If we write in terms of the regions $\Omega$ \begin{align} \alpha &= sup_{\theta \in \omega_{0}} P(\text{Reject}\; H_{0})\newline &= sup_{\theta \in \omega_{0}} P((X_{1}, X_{2}, \ldots, X_{n}) \in C) \end{align} where $\theta \in \omega_{0}$ corresponds to the region where $H_{0}$ is true.

Finally, the power of a test and any related measure will be defined based on the set of observables $(X_{1}, X_{2}, \ldots, X_{n})$ since the hypothesis tests depend on determining the critical region $C$ for these set of observables.

With composite hypothesis, $\alpha$ will be called the maximum probability of comitting a Type I error.

Power of a Test

Over all critical regions of size $\alpha$, we want to minimize the probability of Type II error. We consider a slightly different metric for this \begin{align} 1 - P_{\theta}(\text{Type II error}) &= P(\text{Reject $H_{0}$}\vert text{$H_{0}$ is false})\newline &= P((X_{1}, X_{2}, \ldots, X_{n}) \in C) \end{align}

Since we are rejecting $H_{0}$, the alternate must be true and $\theta \in \omega_{1}$. Further, as our intent was to minimize the Type II error, we can equivalently maximize the power defined above.
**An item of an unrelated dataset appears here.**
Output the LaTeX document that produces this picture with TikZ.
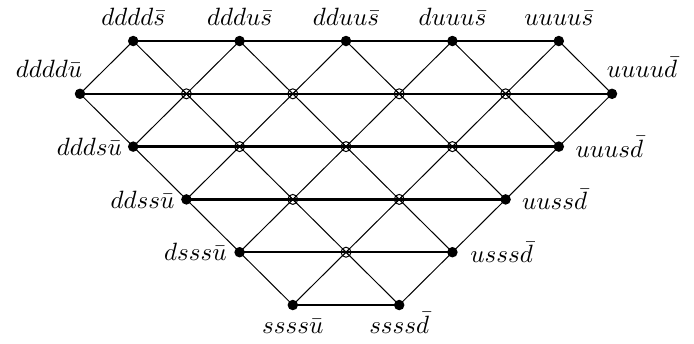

The power function is defined as \begin{align} \gamma_{C}(\theta) = P_{\theta}((X_{1}, X_{2}, \ldots, X_{n}) \in C) \quad \theta \in \omega_{1} \end{align} For two critical regions with the same size $\alpha$, we consider the one with higher power (or lower Type II error) to be the better one.

Usually the power function is monotonic and decreasing for a fixed $\alpha$ as shown below (and discussed later)

Curve of $\beta(\mu)$ for a fixed $\alpha$
Curve of $\beta(\mu)$ for a fixed $\alpha$

Often, loosely speaking, some may refer to the power function as \begin{align} \gamma_{C}(\theta) = P_{\theta}((X_{1}, X_{2}, \ldots, X_{n}) \in C) \quad \theta \in \Omega \end{align} which is only concerned with the definition of the power function from the perspective of the critical region.